Favorited is hiring a Senior Site Reliability Engineer to ensure the reliability, scalability, and performance of the infrastructure powering our real-time platform. You will play a key role in building and maintaining systems that support high-traffic applications used by a rapidly growing global audience.
What You'll Do
- Design, implement, and maintain highly reliable and scalable infrastructure supporting real-time applications.
- Build automation and tooling to improve system reliability, deployment processes, and operational efficiency.
- Develop and maintain monitoring, logging, and alerting systems to ensure high availability and rapid incident response.
- Partner closely with engineering teams to improve service reliability, performance, and observability.
- Support incident response, root cause analysis, and postmortems, ensuring learnings are incorporated into system improvements.
- Optimize infrastructure for performance, cost efficiency, and scalability.
- Manage and scale containerized environments using Docker, Kubernetes, and related orchestration technologies.
- Help define and enforce reliability standards, SLOs, and operational best practices across engineering teams.

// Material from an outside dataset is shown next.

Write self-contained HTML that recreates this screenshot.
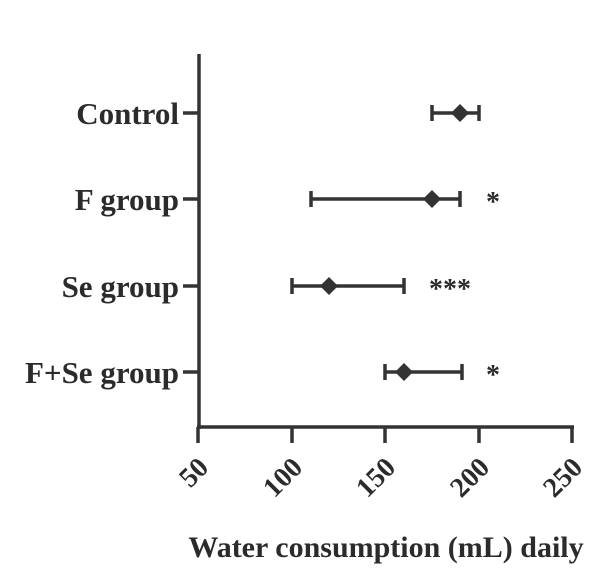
<!DOCTYPE html>
<html><head><style>body{margin:0;background:#fff}svg{display:block}text{font-family:"Liberation Serif",serif;font-weight:bold;fill:#2b2b2b}</style></head>
<body><svg width="602" height="581" viewBox="0 0 602 581">
<g stroke="#333" stroke-width="3.5" fill="none">
<line x1="199" y1="54" x2="199" y2="429"/>
<line x1="197" y1="427" x2="574" y2="427"/>
<line x1="198" y1="427" x2="198" y2="443"/>
<line x1="292" y1="427" x2="292" y2="443"/>
<line x1="385" y1="427" x2="385" y2="443"/>
<line x1="479" y1="427" x2="479" y2="443"/>
<line x1="572" y1="427" x2="572" y2="443"/>
<line x1="183" y1="113" x2="199" y2="113"/>
<line x1="183" y1="199" x2="199" y2="199"/>
<line x1="183" y1="286" x2="199" y2="286"/>
<line x1="183" y1="372" x2="199" y2="372"/>
<path d="M432 113H479M432 105V121M479 105V121"/>
<path d="M311 199H460M311 191V207M460 191V207"/>
<path d="M292 286H404M292 278V294M404 278V294"/>
<path d="M385 372H462M385 364V380M462 364V380"/>
</g>
<g fill="#333">
<path d="M460 104L469 113L460 122L451 113Z"/>
<path d="M432 190L441 199L432 208L423 199Z"/>
<path d="M329 277L338 286L329 295L320 286Z"/>
<path d="M404 363L413 372L404 381L395 372Z"/>
</g>
<g font-size="31" text-anchor="end">
<text x="179" y="124">Control</text>
<text x="179" y="210">F group</text>
<text x="179" y="297">Se group</text>
<text x="179" y="383">F+Se group</text>
</g>
<g font-size="28" text-anchor="middle" style="font-weight:normal">
<text x="493" y="211">*</text>
<text x="450" y="298">***</text>
<text x="493" y="384">*</text>
</g>
<g font-size="28" text-anchor="end">
<text transform="translate(210,469) rotate(-45)">50</text>
<text transform="translate(304,469) rotate(-45)">100</text>
<text transform="translate(397,469) rotate(-45)">150</text>
<text transform="translate(491,469) rotate(-45)">200</text>
<text transform="translate(584,469) rotate(-45)">250</text>
</g>
<text x="386" y="557" font-size="30" text-anchor="middle">Water consumption (mL) daily</text>
</svg></body></html>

- Continuously evaluate new infrastructure tools and practices to improve system resilience and developer productivity.
What We're Looking For
- 6+ years of experience in Site Reliability Engineering, DevOps, or Infrastructure Engineering roles.
- Experience managing infrastructure for large-scale systems supporting millions of users.
- Strong expertise with cloud infrastructure, ideally Google Cloud Platform (GCP).
- Hands-on experience with Kubernetes, container orchestration, and distributed systems.
- Experience implementing monitoring and observability systems (Prometheus, Grafana, Datadog, or similar).
- Strong scripting or programming experience in languages such as Python, Go, or TypeScript.
- Deep understanding of reliability engineering practices including SLOs, SLIs, and incident management.
- Strong collaboration skills and ability to work cross-functionally with engineering teams.
Nice to Have
- Experience supporting real-time streaming, gaming, or large-scale consumer applications.
- Familiarity with event-driven architectures and large-scale data processing systems.
- Experience optimizing infrastructure costs in high-growth environments.
Technical Stack
- Google Cloud Platform (GCP)
- Kubernetes, Docker
- Prometheus, Grafana, Datadog
- Python, Go, TypeScript
Benefits & Compensation
- Base salary: $150k - $200k + equity (options)
- Unlimited PTO
- 401(k) plan
- Comprehensive health insurance
- Paid company holidays
Work Mode
This role is onsite in Santa Monica.
Favorited is an equal opportunity employer.